Background. Code Sec. 6707A , an anti-tax-shelter provision added by the American Jobs Creation Act of 2004, imposes a penalty of $100,000 per individual and $200,000 per entity for each failure to make special disclosures with respect to a transaction that IRS characterizes as a “listed transaction” or “substantially similar” to a listed transaction. The penalty provision has been criticized by many groups.
In a June 12 letter to Commissioner Shulman, Congressional leaders complained that Code Sec. 6707A can result in disproportionate penalties for small businesses that thought they were investing in legitimate benefits plans, but unknowingly invested in listed tax shelter transactions. Upon audit, these businesses were assessed substantial penalties for failing to disclose the transactions on their tax returns, even though the transactions produced modest tax benefits. The taxwriters said a “bipartisan, bicameral commitment” was under way to enact legislation that would ease Code Sec. 6707A 's application. In the meantime, they asked Commissioner Shulman to use the discretion provided to IRS with its effective tax administration authority to suspend efforts to collect Code Sec. 6707A liabilities in cases where the annual tax benefits resulting from the listed transactions are less than $100,000 for individuals and $200,000 for other cases.
In a July 6 letter to Congressional leaders, Commissioner Shulman said that in view of Congressional leaders' commitment to enact legislation to address the issue, and to provide the Congress that opportunity, IRS wouldn't undertake any Code Sec. 6707A collection enforcement action through Sept. 30, 2009, on cases where the annual tax benefit from the transaction is less than $100,000 for individuals or $200,000 for other taxpayers (see Weekly Alert ¶ 5 07/09/2009 ).
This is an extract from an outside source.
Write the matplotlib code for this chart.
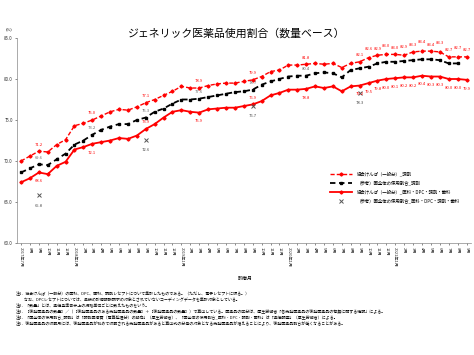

However, because the penalty determination is related to the underlying transaction, and IRS can only determine the amount of tax benefit through examination, Commissioner Shulman said IRS would continue its examination on these cases and thus be able to identify cases meeting the collection suspension threshold. In September of 2009, Commissioner Shulman extended the suspension through Dec. 31, 2009 (see Weekly Alert ¶ 2 10/01/2009 ), and then in January of this year, extended the suspension yet again through Feb. 28, 2010. Now, IRS has again extended the suspension through May 31, 2010.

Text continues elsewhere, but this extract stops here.